Opinion

Financialisation: Threat or opportunity for welfare in the Nordics?

The world needs to grasp the opportunities of financialisation.

Pixabay / nattanan23

The financialisation of the economy creates opportunities for Nordic welfare states aspiring towards both equality and economic prosperity, writes Johannes Kananen.

Nordic welfare states top every other index measuring things like happiness, lack of poverty, lack of corruption and trust. Yet, the world is changing and the Nordic countries need to adapt.

One important recent transformation is the financialisation of the economy. Finance has grown into a world of its own, with bankers acting like modern-day wizards creating double-digit returns for capital investments with new sophisticated computer-based instruments, such as derivatives.

For the layperson, the connections between finance and the real world seem obscure.
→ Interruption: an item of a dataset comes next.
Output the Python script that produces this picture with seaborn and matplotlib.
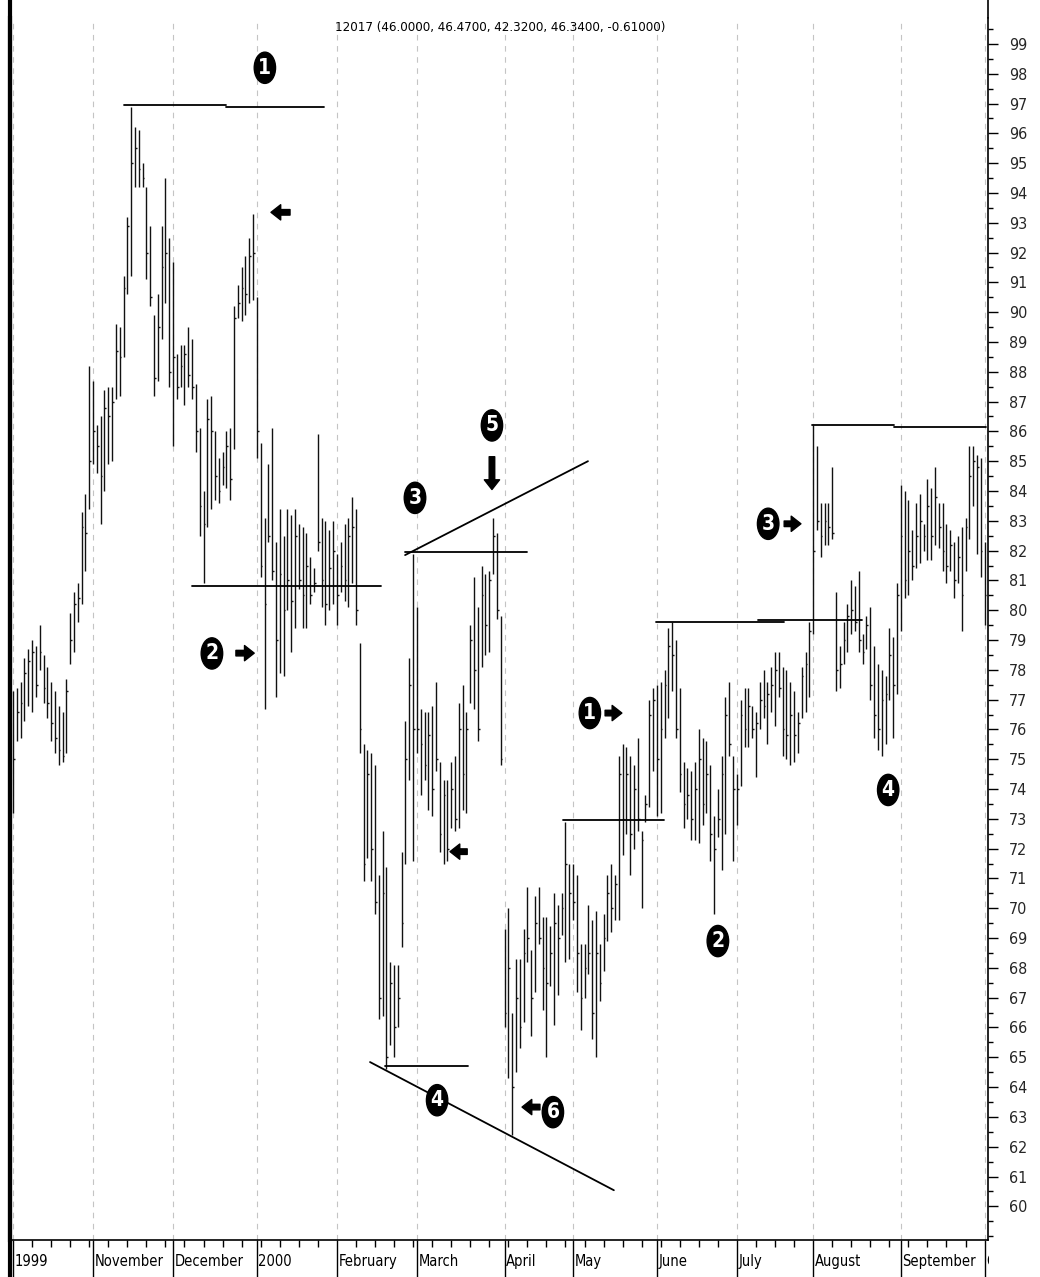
import numpy as np
import pandas as pd
import seaborn as sns
import matplotlib.pyplot as plt
from matplotlib.ticker import MultipleLocator
from matplotlib.transforms import blended_transform_factory
from matplotlib.patches import Rectangle
from matplotlib.lines import Line2D

sns.set_theme(style="white")
plt.rcParams['font.family'] = ['DejaVu Sans']
plt.rcParams['font.stretch'] = 'condensed'

# daily bars, Oct 1999 .. Oct 2000
highs = [77.3, 77.4, 77.6, 78.4, 78.7, 79.0, 78.8, 79.5, 78.5, 78.1, 77.6, 77.3, 76.8, 76.6, 77.7, 79.9, 80.6, 80.9, 83.3, 83.9, 88.2,
         87.7, 86.2, 86.5, 87.4, 87.5, 87.5, 89.6, 89.5, 91.2, 93.2, 96.9, 96.2, 96.1, 95.0, 94.2, 92.9, 89.9, 90.6, 92.9, 94.5, 92.5,
         91.7, 88.6, 88.9, 88.9, 89.5, 89.1, 87.6, 86.1, 84.0, 87.1, 87.2, 86.0, 85.1, 85.3, 86.0, 86.1, 90.2, 90.9, 91.5, 91.9, 92.5, 93.3,
         90.5, 85.6, 83.1, 84.9, 86.1, 82.3, 83.4, 82.5, 83.4, 83.2, 83.4, 82.9, 82.8, 82.6, 81.8, 81.4, 85.9, 83.1, 83.0, 82.7, 83.0,
         81.9, 82.3, 82.9, 83.1, 83.8, 83.4, 78.9, 75.5, 75.3, 75.2, 74.8, 71.1, 72.6, 71.4, 68.2, 68.1, 68.1, 71.9, 76.3, 78.4, 81.9,
         80.1, 76.7, 76.6, 76.6, 76.8, 77.6, 74.9, 74.3, 74.3, 74.9, 75.1, 76.9, 77.5, 76.6, 79.5, 81.1, 80.1, 81.5, 81.2, 81.3, 83.1, 82.6, 79.8,
         69.3, 70.0, 66.5, 68.3, 68.3, 69.3, 70.7, 68.6, 70.4, 70.7, 69.7, 69.7, 69.4, 70.5, 70.1, 70.5, 72.9, 71.5,
         71.5, 71.1, 68.8, 68.8, 70.1, 69.6, 69.9, 68.8, 69.8, 71.1, 71.5, 71.1, 75.1, 75.5, 75.4, 75.1, 74.8, 75.7, 72.6, 73.8, 77.0, 77.4,
         77.5, 77.6, 78.0, 79.4, 79.6, 79.0, 77.4, 74.9, 74.7, 74.6, 74.9, 76.0, 75.7, 75.6, 74.8, 73.1, 74.0, 75.1, 77.1, 77.6, 75.1,
         74.5, 77.0, 77.4, 77.4, 76.8, 76.6, 77.6, 78.0, 77.6, 78.1, 78.6, 78.6, 78.1, 78.0, 77.6, 77.3, 76.6, 78.1, 78.6, 79.6,
         86.2, 85.5, 83.6, 83.6, 83.6, 84.8, 80.6, 78.8, 79.6, 80.2, 81.0, 80.8, 81.3, 79.2, 79.8, 80.1, 78.8, 78.2, 78.0, 77.8, 79.4, 79.1, 80.9,
         84.2, 84.0, 83.7, 82.7, 83.6, 83.9, 82.9, 84.4, 84.1, 84.8, 83.6, 83.6, 82.9, 82.7, 82.3, 82.5, 82.8, 83.1, 85.5, 85.5, 85.2, 85.1, 82.3]
lows = [73.2, 75.6, 75.7, 76.3, 76.8, 76.6, 77.1, 78.0, 76.9, 76.4, 75.6, 75.2, 74.8, 74.9, 75.2, 78.2, 78.6, 79.6, 80.2, 81.3, 83.4,
        84.9, 84.6, 82.9, 84.0, 84.9, 85.0, 87.1, 87.2, 88.5, 90.6, 91.2, 94.2, 94.2, 94.2, 91.1, 90.2, 87.2, 87.7, 89.1, 90.3, 87.5,
        85.5, 87.1, 87.5, 86.9, 87.5, 87.1, 85.3, 82.5, 80.9, 82.8, 83.4, 83.7, 83.6, 84.2, 84.1, 83.7, 85.4, 89.8, 89.7, 89.9, 90.3, 90.4,
        85.1, 81.1, 76.7, 82.3, 81.0, 77.1, 77.9, 77.8, 80.0, 78.6, 79.4, 80.7, 79.4, 79.4, 80.2, 80.6, 82.0, 80.1, 79.5, 80.0, 80.2,
        79.5, 80.6, 80.3, 80.1, 80.9, 79.5, 75.2, 70.9, 71.7, 70.9, 69.8, 66.3, 66.4, 64.6, 65.4, 65.0, 66.0, 68.7, 71.5, 74.3, 71.6,
        75.2, 73.8, 74.3, 73.3, 73.1, 74.6, 71.9, 71.5, 71.6, 72.7, 72.6, 72.7, 73.3, 73.2, 76.9, 76.7, 75.6, 78.1, 78.5, 78.6, 81.2, 79.7, 74.8,
        66.0, 64.3, 62.4, 64.5, 65.3, 66.2, 68.2, 65.7, 67.2, 68.8, 66.6, 65.0, 67.4, 66.1, 67.1, 69.1, 68.2, 68.3,
        69.6, 67.2, 65.9, 67.0, 67.8, 65.6, 65.0, 66.9, 67.9, 68.9, 69.2, 69.6, 69.6, 71.8, 72.5, 71.1, 72.0, 72.6, 70.0, 72.9, 73.4, 74.6,
        73.1, 73.2, 75.7, 76.4, 77.3, 75.7, 73.9, 72.7, 73.0, 72.3, 72.3, 72.2, 72.8, 73.2, 71.6, 69.8, 72.4, 71.3, 72.5, 75.1, 71.6,
        72.8, 74.1, 75.4, 75.4, 75.7, 74.4, 76.0, 76.4, 75.5, 76.6, 76.1, 77.1, 75.1, 75.0, 74.8, 74.9, 75.2, 76.4, 76.6, 77.1,
        79.2, 82.7, 81.8, 82.2, 82.2, 82.4, 77.3, 77.4, 78.2, 78.6, 79.2, 79.3, 78.6, 78.2, 78.7, 77.0, 75.7, 75.3, 75.1, 75.5, 77.0, 75.7, 77.2,
        79.3, 80.4, 80.5, 81.0, 81.4, 81.6, 82.0, 81.7, 81.7, 82.2, 82.1, 81.3, 80.9, 81.3, 80.4, 80.9, 79.3, 81.3, 82.4, 83.5, 81.9, 81.1, 79.5]
closes = [75.0, 76.6, 76.9, 77.9, 78.3, 78.6, 77.5, 78.6, 77.4, 76.9, 76.2, 75.7, 75.3, 75.1, 77.3, 79.0, 80.2, 80.4, 82.8, 82.6, 85.0,
          86.0, 85.5, 84.5, 86.8, 86.5, 87.0, 88.7, 88.5, 90.8, 92.9, 95.0, 95.5, 94.8, 94.5, 92.0, 90.5, 87.8, 89.5, 91.5, 92.0, 88.0,
          88.5, 87.5, 88.2, 88.6, 87.9, 87.5, 86.0, 83.5, 82.9, 86.4, 86.0, 84.5, 84.0, 84.8, 85.5, 84.4, 89.8, 90.3, 90.8, 90.6, 91.9, 92.0,
          86.0, 81.5, 80.2, 82.5, 81.3, 79.0, 81.2, 80.0, 81.0, 80.3, 82.5, 81.0, 80.5, 81.5, 80.5, 80.9, 82.3, 81.0, 80.2, 81.4, 82.0,
          80.5, 81.5, 81.0, 82.5, 82.8, 80.0, 76.0, 71.5, 74.5, 72.0, 70.2, 67.0, 70.5, 65.0, 67.5, 66.0, 67.0, 69.5, 75.0, 77.5, 76.0,
          76.0, 75.5, 74.8, 75.8, 74.0, 75.0, 72.5, 73.8, 72.0, 74.0, 73.0, 76.0, 74.5, 76.0, 79.0, 78.0, 76.0, 80.5, 79.5, 81.0, 82.5, 80.0, 75.0,
          66.5, 68.0, 64.0, 67.0, 66.0, 68.5, 69.0, 67.0, 69.5, 69.0, 68.0, 67.5, 68.5, 69.5, 69.0, 70.0, 71.5, 70.5,
          70.2, 68.5, 67.0, 68.0, 68.5, 66.5, 68.5, 67.5, 69.0, 70.5, 70.0, 70.8, 74.5, 73.0, 74.5, 72.5, 74.0, 73.0, 72.3, 73.5, 76.5, 77.0,
          75.0, 76.0, 77.5, 78.8, 78.5, 76.0, 74.5, 73.5, 73.8, 73.0, 74.0, 75.0, 73.5, 74.5, 72.5, 72.0, 73.0, 74.5, 76.5, 75.5, 74.0,
          74.0, 76.5, 76.0, 76.8, 76.0, 76.2, 77.0, 76.8, 77.2, 77.5, 78.0, 77.4, 76.0, 75.8, 76.5, 75.8, 76.2, 77.8, 78.2, 79.3,
          82.0, 83.0, 82.5, 83.0, 82.8, 82.6, 78.0, 78.2, 79.0, 79.8, 80.0, 79.6, 79.0, 78.6, 79.5, 77.5, 76.5, 76.0, 77.0, 77.2, 78.5, 77.5, 80.5,
          82.5, 81.0, 82.0, 81.5, 82.5, 83.0, 82.5, 83.5, 82.5, 83.8, 82.8, 82.0, 81.5, 82.2, 81.0, 81.8, 80.5, 82.8, 84.5, 85.0, 84.8, 82.0, 80.5]

month_starts = [0, 21, 42, 64, 85, 106, 129, 147, 169, 190, 210, 233, 255]
month_labels = ["1999", "November", "December", "2000", "February", "March", "April",
                "May", "June", "July", "August", "September", "October"]
price_ticks = list(range(60, 100))
title = "12017 (46.0000, 46.4700, 42.3200, 46.3400, -0.61000)"

# annotation lines: (x0, x1), (y0, y1) in bar index / price
support_lines = [((29.1, 55.9), (96.95, 96.95)), ((55.9, 81.6), (96.88, 96.88)),
                 ((47.0, 96.6), (80.82, 80.82)), ((102.9, 134.9), (81.95, 81.95)),
                 ((102.9, 150.9), (81.85, 85.0)), ((93.7, 157.7), (64.84, 60.54)),
                 ((97.6, 119.4), (64.7, 64.7)), ((144.4, 170.9), (72.96, 72.96)),
                 ((168.8, 202.4), (79.6, 79.6)), ((195.5, 222.8), (79.67, 79.67)),
                 ((209.7, 231.2), (86.21, 86.21)), ((231.2, 255.3), (86.14, 86.14))]
markers = [("1", 66.1, 98.2), ("2", 52.2, 78.55), ("3", 105.5, 83.77), ("5", 125.7, 86.2),
           ("4", 111.3, 63.56), ("6", 141.7, 63.16), ("1", 151.4, 76.55), ("2", 185.0, 68.9),
           ("3", 198.2, 82.9), ("4", 229.7, 73.97)]
arrows = [((72.7, 93.35), (67.7, 93.35)), ((58.5, 78.56), (63.3, 78.56)),
          ((125.7, 85.15), (125.7, 84.05)), ((119.2, 71.9), (114.7, 71.9)),
          ((138.3, 63.33), (133.6, 63.33)), ((155.4, 76.55), (159.8, 76.55)),
          ((202.4, 82.9), (206.8, 82.9))]

bars = pd.DataFrame({"high": highs, "low": lows, "close": closes})
bars["day"] = np.arange(len(bars))

fig = plt.figure(figsize=(10.4, 12.77), dpi=100)
fig.patch.set_facecolor("white")
ax = fig.add_axes([10 / 1040, 37 / 1277, 978 / 1040, 1222 / 1277])

ax.vlines(bars.day, bars.low, bars.high, color="#111111", lw=1.0)
ax.hlines(bars.close, bars.day, bars.day + 0.45, color="#111111", lw=1.0)

for (xs, ys) in support_lines:
    ax.plot(xs, ys, color="black", lw=1.3)

for num, x, y in markers:
    ax.text(x, y, num, ha="center", va="center", color="white", fontsize=15,
            fontweight="bold",
            bbox=dict(boxstyle="ellipse,pad=0.05", fc="black", ec="black"))

for tail, tip in arrows:
    ax.annotate("", xy=tip, xytext=tail,
                arrowprops=dict(facecolor="black", edgecolor="black", width=4,
                                headwidth=11, headlength=7, shrink=0))

ax.set_xlim(-0.8, 255.9)
ax.set_ylim(58.87, 99.87)

ax.yaxis.tick_right()
ax.set_yticks(price_ticks)
ax.set_yticklabels([str(p) for p in price_ticks])
ax.yaxis.set_minor_locator(MultipleLocator(0.5))
ax.tick_params(axis="y", which="major", length=7, width=1, direction="out",
               labelsize=11.5, pad=8, color="black", right=True, left=False)
ax.tick_params(axis="y", which="minor", length=3.5, width=1, direction="out",
               color="black", right=True, left=False)

ax.set_xticks(month_starts)
ax.set_xticklabels([])
ax.xaxis.set_minor_locator(MultipleLocator(5))
ax.tick_params(axis="x", which="major", length=27, width=1, direction="out",
               color="black", bottom=True)
ax.tick_params(axis="x", which="minor", length=5, width=1, direction="out",
               color="black", bottom=True)
ax.grid(True, axis="x", which="major", color="#c4c4c4", lw=0.8, linestyle=(0, (5, 5)))
ax.grid(False, axis="y")

trans = blended_transform_factory(ax.transData, ax.transAxes)
clip = Rectangle((0, 0), 989 / 1040, 1, transform=fig.transFigure)
for pos, lab in zip(month_starts, month_labels):
    t = ax.text(pos + 0.4, -0.0175, lab, transform=trans, ha="left", va="center",
                fontsize=10.5, color="black")
    t.set_clip_path(clip)
    t.set_clip_on(True)

ax.text(0.501, 0.992, title, transform=ax.transAxes, ha="center", va="center",
        fontsize=9.5, color="black")

for side in ["left", "right", "bottom"]:
    ax.spines[side].set_color("black")
    ax.spines[side].set_visible(True)
ax.spines["top"].set_visible(False)
ax.spines["left"].set_linewidth(3)
ax.spines["right"].set_linewidth(1.2)
ax.spines["bottom"].set_linewidth(1.2)

# frame lines continue to the picture edges
fig.add_artist(Line2D([10 / 1040, 10 / 1040], [0, 1], lw=3, color="black",
                      transform=fig.transFigure))
fig.add_artist(Line2D([988 / 1040, 988 / 1040], [1259 / 1277, 1], lw=1.2, color="black",
                      transform=fig.transFigure))

fig.savefig("out.png", dpi=100, facecolor="white")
The obscurity is enhanced by the fact that central banks around the world pump enormous amounts of money into the economy while governments are simultaneously struggling with austerity, cutting benefits and public budgets.

People are left with the impression that money is available for the rich while the poor have to endure endless cuts and tightening of the belt.

I would argue that notwithstanding all the obscurity, financialisation creates opportunities for Nordic welfare states aspiring towards both equality and economic prosperity. The concept of money is changing. No longer do savings create debt, as economists used to think, but in fact debts create savings. Banks and states have unprecedented opportunities to finance activities that are deemed useful and fulfil needs.

“Banks and states have unprecedented opportunities to finance activities that are deemed useful and fulfil needs.”

We could also start thinking innovatively about distributing risk in the economy. The most valuable economic asset is not money or capital but people’s talents, aspirations and ideas. In the context of financialisation, we need to think about money or capital as not having value in itself but as a means to realising ideas and aspirations.

And governments do not need to let markets do everything. In fact, governments can do a lot about distributing risk in ways that facilitate and promote the realisation of ideas. Capital should be available for good ideas and the risks of starting up a business should be manageable.

If we grasp the opportunities of financialisation, we could be looking at the democratisation of entrepreneurship, where the innovative and creative potential of all citizens would be recognised and where innovation, growth and employment would not only be associated with big, multinational businesses exploiting their monopolies.